Until the Court of Appeal's decision in XX v Whittington Hospital NHS Trust, claimants who had suffered infertility due to clinical negligence could not recover the cost of foreign commercial surrogacy arrangements. This has now changed, and with it the door may have been opened to larger and more speculative claims for treatment costs.
We consider the very interesting implications of the recent case of XX in this briefing.
XX was 29 years old when she was diagnosed with stage IIB cervical cancer. She underwent smear tests in 2008 and 2012, and had biopsies taken in 2012 and 2013. The Trust admitted breach of duty for failing to diagnose her cancer as a result of those investigations.
The tumour required chemo-radiotherapy and this caused XX to become infertile. This would have been avoided had the negligence been avoided.
In July 2013, the Claimant underwent ovarian stimulation and egg harvest. She was keen to start her own family via surrogacy, and the Claimant sought damages in respect of the costs of surrogacy. Her claim was advanced based on two alternative scenarios; the use of an American surrogate or a UK based one. Her preference was for an American surrogate because surrogacy is lawful in the USA and commercial agreements are binding. Further, it would be possible to get a pre-birth order confirming the legal status of her status in relation to the child (whereas in the UK, it is not possible to get a pre-birth order, and this could allow the surrogate mother to give the child to someone else).
Previous Case Law
Costs associated with surrogacy were previously considered in Briody v St Helens (2002), where the Claimant sought to recover the costs associated with the use of a Californian surrogate.
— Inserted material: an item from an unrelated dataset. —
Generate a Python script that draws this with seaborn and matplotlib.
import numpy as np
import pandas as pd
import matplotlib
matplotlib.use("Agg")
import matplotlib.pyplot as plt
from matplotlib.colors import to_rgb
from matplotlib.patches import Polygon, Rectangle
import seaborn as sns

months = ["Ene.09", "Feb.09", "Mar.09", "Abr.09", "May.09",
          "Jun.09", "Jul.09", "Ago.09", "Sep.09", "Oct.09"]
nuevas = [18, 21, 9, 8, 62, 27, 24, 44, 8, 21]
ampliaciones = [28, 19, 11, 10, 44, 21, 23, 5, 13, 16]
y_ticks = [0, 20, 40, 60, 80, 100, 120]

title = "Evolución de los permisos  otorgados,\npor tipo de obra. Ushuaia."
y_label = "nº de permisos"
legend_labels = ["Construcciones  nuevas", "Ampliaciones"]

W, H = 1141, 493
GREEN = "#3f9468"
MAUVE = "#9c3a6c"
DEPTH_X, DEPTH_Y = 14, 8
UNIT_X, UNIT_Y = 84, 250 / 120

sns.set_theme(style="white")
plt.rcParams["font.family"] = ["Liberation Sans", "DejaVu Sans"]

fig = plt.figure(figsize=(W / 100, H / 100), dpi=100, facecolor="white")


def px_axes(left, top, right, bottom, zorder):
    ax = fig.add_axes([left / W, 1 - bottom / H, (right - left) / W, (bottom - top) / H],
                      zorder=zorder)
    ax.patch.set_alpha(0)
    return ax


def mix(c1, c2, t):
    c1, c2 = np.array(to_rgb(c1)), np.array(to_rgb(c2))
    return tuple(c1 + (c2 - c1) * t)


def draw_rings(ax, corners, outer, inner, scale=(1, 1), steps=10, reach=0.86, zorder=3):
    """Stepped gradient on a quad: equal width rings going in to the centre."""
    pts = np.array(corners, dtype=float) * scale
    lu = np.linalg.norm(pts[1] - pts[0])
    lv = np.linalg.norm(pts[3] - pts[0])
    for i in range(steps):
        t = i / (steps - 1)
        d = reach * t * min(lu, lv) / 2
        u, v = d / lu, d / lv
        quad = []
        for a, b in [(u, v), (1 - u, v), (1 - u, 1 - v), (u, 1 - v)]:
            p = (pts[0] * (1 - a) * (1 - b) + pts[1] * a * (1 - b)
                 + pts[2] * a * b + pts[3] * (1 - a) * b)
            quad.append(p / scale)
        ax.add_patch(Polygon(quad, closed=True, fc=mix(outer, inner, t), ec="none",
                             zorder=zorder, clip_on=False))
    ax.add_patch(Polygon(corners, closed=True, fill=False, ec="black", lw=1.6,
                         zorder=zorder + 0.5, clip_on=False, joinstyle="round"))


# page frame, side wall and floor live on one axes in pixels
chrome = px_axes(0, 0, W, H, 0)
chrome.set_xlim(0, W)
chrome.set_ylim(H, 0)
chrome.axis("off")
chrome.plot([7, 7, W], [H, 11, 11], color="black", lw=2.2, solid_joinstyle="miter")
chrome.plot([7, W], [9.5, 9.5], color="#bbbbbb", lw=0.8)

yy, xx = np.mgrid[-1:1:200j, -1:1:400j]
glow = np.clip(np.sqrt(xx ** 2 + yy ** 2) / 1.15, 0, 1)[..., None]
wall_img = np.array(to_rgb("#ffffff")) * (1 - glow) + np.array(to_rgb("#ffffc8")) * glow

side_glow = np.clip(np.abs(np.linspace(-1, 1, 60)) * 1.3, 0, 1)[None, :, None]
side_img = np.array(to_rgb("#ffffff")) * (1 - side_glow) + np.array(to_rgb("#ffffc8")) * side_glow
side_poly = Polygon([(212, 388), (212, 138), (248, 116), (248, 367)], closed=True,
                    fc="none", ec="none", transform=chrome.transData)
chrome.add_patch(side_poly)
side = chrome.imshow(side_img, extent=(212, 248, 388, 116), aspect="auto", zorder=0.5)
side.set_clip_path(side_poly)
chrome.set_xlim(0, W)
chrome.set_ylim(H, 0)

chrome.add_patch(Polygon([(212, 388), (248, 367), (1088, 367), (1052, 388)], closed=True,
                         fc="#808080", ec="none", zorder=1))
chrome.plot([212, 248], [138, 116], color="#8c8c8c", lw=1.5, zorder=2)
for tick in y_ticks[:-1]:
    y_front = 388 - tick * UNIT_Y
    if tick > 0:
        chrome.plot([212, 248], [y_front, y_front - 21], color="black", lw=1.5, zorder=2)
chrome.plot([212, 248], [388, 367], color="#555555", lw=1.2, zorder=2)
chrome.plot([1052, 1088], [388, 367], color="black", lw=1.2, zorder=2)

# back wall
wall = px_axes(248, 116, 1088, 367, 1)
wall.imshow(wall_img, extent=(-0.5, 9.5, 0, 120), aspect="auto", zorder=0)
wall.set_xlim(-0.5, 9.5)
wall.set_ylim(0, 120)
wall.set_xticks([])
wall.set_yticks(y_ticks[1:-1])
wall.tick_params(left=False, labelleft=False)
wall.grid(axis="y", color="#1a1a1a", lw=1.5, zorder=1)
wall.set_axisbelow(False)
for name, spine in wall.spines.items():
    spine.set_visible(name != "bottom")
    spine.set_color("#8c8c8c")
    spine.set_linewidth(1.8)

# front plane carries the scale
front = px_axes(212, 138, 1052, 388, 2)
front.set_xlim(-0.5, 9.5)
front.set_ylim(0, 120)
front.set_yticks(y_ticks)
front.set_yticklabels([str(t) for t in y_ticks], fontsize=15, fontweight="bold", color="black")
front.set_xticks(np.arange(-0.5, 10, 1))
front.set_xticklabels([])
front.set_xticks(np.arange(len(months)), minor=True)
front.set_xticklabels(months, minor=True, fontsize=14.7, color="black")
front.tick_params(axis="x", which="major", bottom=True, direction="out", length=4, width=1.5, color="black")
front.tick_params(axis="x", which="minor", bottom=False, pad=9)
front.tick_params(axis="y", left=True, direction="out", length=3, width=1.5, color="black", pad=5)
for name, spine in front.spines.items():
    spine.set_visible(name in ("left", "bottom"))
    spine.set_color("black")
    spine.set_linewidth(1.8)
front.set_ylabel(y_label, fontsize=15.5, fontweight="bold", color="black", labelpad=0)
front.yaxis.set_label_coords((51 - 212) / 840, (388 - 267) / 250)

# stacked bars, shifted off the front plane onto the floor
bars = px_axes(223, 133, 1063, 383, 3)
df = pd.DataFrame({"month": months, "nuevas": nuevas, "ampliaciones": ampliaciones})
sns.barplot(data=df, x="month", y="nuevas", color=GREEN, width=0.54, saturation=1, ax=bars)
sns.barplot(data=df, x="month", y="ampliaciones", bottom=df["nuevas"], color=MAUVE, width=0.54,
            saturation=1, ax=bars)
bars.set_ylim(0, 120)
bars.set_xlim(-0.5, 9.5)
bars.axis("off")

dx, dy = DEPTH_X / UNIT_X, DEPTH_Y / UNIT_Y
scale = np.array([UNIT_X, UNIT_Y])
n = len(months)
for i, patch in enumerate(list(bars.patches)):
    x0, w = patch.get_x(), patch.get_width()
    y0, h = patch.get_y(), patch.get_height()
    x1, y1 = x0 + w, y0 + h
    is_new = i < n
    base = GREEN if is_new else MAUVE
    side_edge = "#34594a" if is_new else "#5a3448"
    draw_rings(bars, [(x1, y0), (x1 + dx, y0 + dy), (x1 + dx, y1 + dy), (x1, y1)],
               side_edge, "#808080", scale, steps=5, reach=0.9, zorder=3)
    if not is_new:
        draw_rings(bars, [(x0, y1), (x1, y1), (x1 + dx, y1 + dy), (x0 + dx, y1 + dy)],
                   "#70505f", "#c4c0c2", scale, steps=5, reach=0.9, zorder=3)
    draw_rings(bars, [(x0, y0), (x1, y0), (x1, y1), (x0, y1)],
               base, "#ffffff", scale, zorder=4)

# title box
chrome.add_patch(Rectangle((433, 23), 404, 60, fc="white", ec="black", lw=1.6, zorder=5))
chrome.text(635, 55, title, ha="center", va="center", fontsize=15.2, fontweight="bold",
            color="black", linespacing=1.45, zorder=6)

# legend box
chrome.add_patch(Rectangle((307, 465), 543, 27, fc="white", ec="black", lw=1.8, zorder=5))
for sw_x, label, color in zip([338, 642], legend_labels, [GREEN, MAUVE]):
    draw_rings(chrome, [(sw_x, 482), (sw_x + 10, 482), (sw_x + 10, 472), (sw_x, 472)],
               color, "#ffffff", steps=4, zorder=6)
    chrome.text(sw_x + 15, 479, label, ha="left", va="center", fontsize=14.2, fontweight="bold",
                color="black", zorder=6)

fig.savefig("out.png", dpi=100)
The chances of a live birth were assessed as just 1%, and Briody's claim for the costs of surrogacy was dismissed on the basis that it was unreasonable (given the low prospects of success) and illegal under English law.
The initial Court ruling
In June 2017 the case was heard by Sir Robert Nelson. Consistent with the decision in Briody he decided that as commercial surrogacy arrangements were illegal in the UK it was contrary to public policy to allow XX to be compensated for the costs of commercial surrogacy. However, as the Claimant had delayed her treatment to allow eggs to be harvested and the prospects of a successful birth were good, it was reasonable to allow her to use a UK based surrogate.
The use of donor eggs was deemed unreasonable. XX had lost the ability to carry a child and the use of donor eggs was not restorative. She was therefore awarded £74,000.00 for the use of her own eggs and a UK based surrogate (for 2 children).
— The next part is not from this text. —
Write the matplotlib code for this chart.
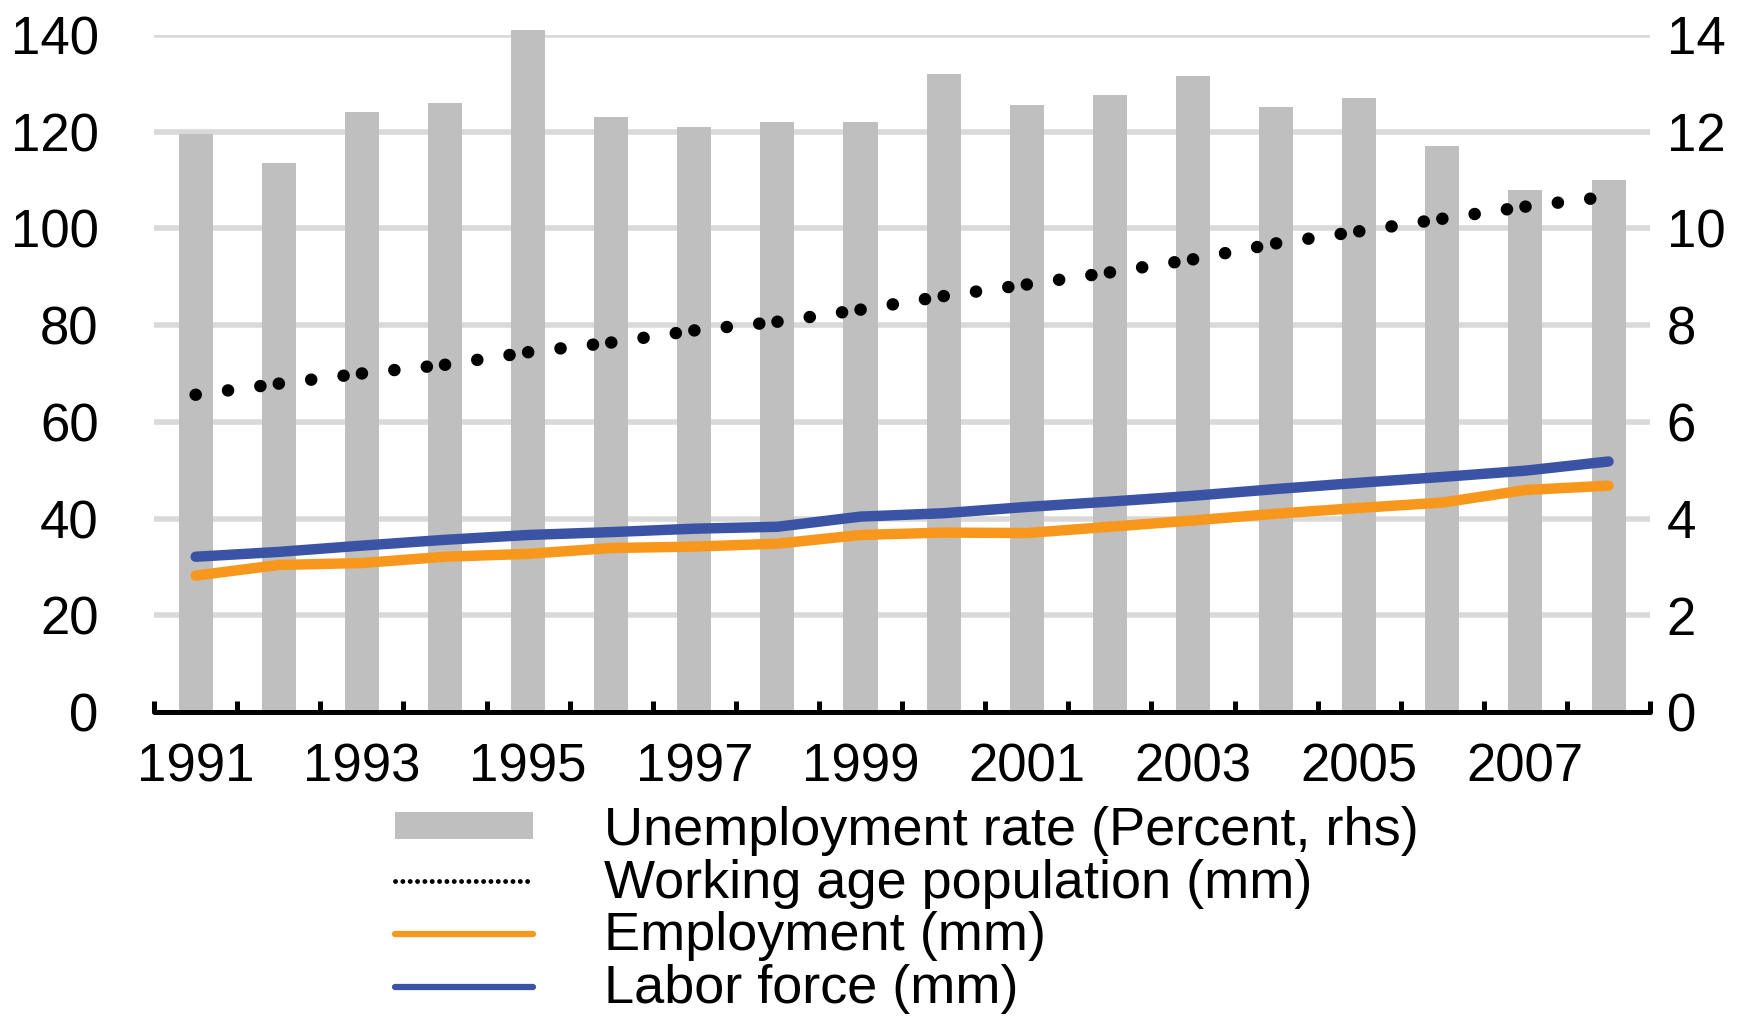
import matplotlib.pyplot as plt
from matplotlib.lines import Line2D
from matplotlib.patches import Patch

plt.rcParams['font.family'] = ['Liberation Sans', 'DejaVu Sans']

# Données
years = list(range(1991, 2009))
unemployment = [11.95, 11.35, 12.4, 12.6, 14.1, 12.3, 12.1, 12.2, 12.2,
                13.2, 12.55, 12.75, 13.15, 12.5, 12.7, 11.7, 10.8, 11.0]
working_age = [65.6, 67.9, 70.0, 71.8, 74.4, 76.4, 78.9, 80.7, 83.2,
               86.0, 88.4, 90.9, 93.6, 96.9, 99.4, 102.0, 104.5, 106.6]
employment = [28.2, 30.4, 30.8, 32.1, 32.7, 33.9, 34.2, 34.8, 36.6,
              37.1, 37.0, 38.3, 39.6, 41.0, 42.2, 43.3, 45.9, 46.8]
labor_force = [32.1, 33.1, 34.4, 35.6, 36.6, 37.2, 37.9, 38.3, 40.4,
               41.1, 42.4, 43.5, 44.7, 46.1, 47.4, 48.6, 49.9, 51.8]
year_labels = [str(y) for y in years[::2]]

grey = "#bfbfbf"
orange = "#f7981d"
blue = "#3a53a4"
fs = 38

fig = plt.figure(figsize=(17.43, 10.19), dpi=100)
ax = fig.add_axes([0.0884, 0.3013, 0.8583, 0.6644])
ax2 = ax.twinx()
ax.set_zorder(ax2.get_zorder() + 1)
ax.patch.set_visible(False)

x = list(range(len(years)))

# barres (axe de droite)
for v in [2, 4, 6, 8, 10, 12, 14]:
    ax2.axhline(v, color="#d9d9d9", lw=4, solid_capstyle="round", zorder=0)
ax2.bar(x, unemployment, width=0.41, color=grey, zorder=2, clip_on=False)
ax2.set_ylim(0, 14)

# lignes (axe de gauche)
for i in range(len(x) - 1):
    ax.plot(x[i:i + 2], working_age[i:i + 2], color="black", lw=9,
            linestyle=(0, (0.01, 2.6)), dash_capstyle="round", zorder=3)
ax.plot(x, employment, color=orange, lw=7.5, solid_capstyle="round", zorder=4)
ax.plot(x, labor_force, color=blue, lw=7.5, solid_capstyle="round", zorder=5)
ax.set_ylim(0, 140)
ax.set_xlim(-0.5, len(years) - 0.5)

# axes
for a in (ax, ax2):
    for s in a.spines.values():
        s.set_visible(False)
ax.spines["bottom"].set_visible(True)
ax.spines["bottom"].set_linewidth(3.6)
ax.spines["bottom"].set_capstyle("round")

ax.set_xticks([i - 0.5 for i in range(len(years) + 1)])
ax.set_xticklabels([])
ax.tick_params(axis="x", which="major", direction="in", length=8, width=3.6)
ax.set_xticks(x[::2], year_labels, minor=True)
ax.tick_params(axis="x", which="minor", length=0, pad=22, labelsize=fs)

ax.set_yticks(range(0, 141, 20))
ax.tick_params(axis="y", length=0, pad=40, labelsize=fs)
ax2.set_yticks(range(0, 15, 2))
ax2.tick_params(axis="y", length=0, pad=12, labelsize=fs)

# légende
handles = [
    Patch(facecolor=grey),
    Line2D([], [], color="black", lw=3.5, linestyle=(0, (0.01, 1.5)), dash_capstyle="round"),
    Line2D([], [], color=orange, lw=4.5, solid_capstyle="round"),
    Line2D([], [], color=blue, lw=4.5, solid_capstyle="round"),
]
labels = ["Unemployment rate (Percent, rhs)", "Working age population (mm)",
          "Employment (mm)", "Labor force (mm)"]
fig.legend(handles, labels, loc="upper left", bbox_to_anchor=(395 / 1743, 1 - 806 / 1019),
           frameon=False, fontsize=39, handlelength=2.55, handleheight=0.4,
           handletextpad=1.3, labelspacing=0.05, borderpad=0, borderaxespad=0)

fig.savefig("out.png", dpi=100)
On 19 December 2018, the Court of Appeal unanimously awarded damages for the use of a Californian surrogate. Lady Justice McCombe said:-
"There is plenty of judicial authority, arising from the diversity of the family in modern society, which requires the court to ask itself, when such questions arise in contexts such as the present, whether the law is achieving a necessary coherence and consistency in sticking rigidly to a perception of public policy formulated even a few years ago". Further, as XX's intentions were not unlawful, in either America or the UK, there was no reason to prevent her from recovering the costs associated with the use of a commercial surrogate based in California.
Further, the Court of Appeal ruled that the distinction between the Claimant's own eggs and that of a donor was artificial and could not be maintained. The Court awarded damages for the costs associated with donor egg surrogacy, as this would enable the Claimant to be put back in the position that she was in, insofar as possible, but for the Trust's negligence.
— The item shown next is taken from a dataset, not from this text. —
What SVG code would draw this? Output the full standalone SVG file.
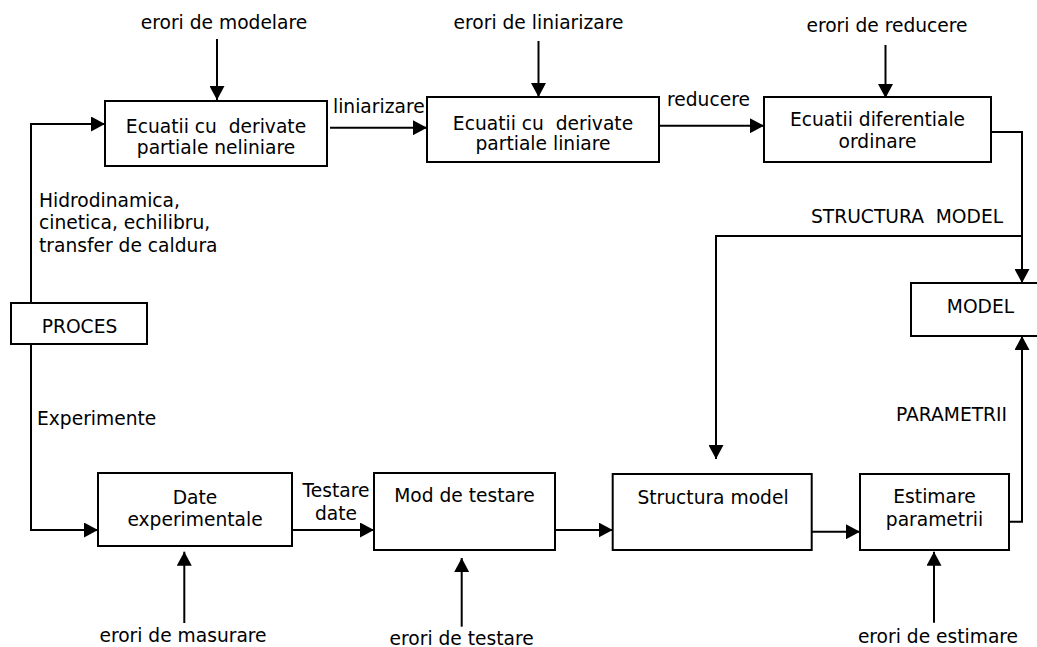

The judgment emphasises that this case does not automatically entitle a claimant to damages for fertility based treatment. However, if a claimant in these circumstances can demonstrate that their intentions (be they medical or surrogacy based) are reasonable, they may succeed.
The Courts are now willing, in certain circumstances, to allow claims for the costs associated with commercial surrogacy arrangements provided the prospects of a successful live birth are good. This will cause damages in some cases to increase significantly, and may make it easier for claimants to recover compensation for more unusual, and often more expensive, modes of treatment.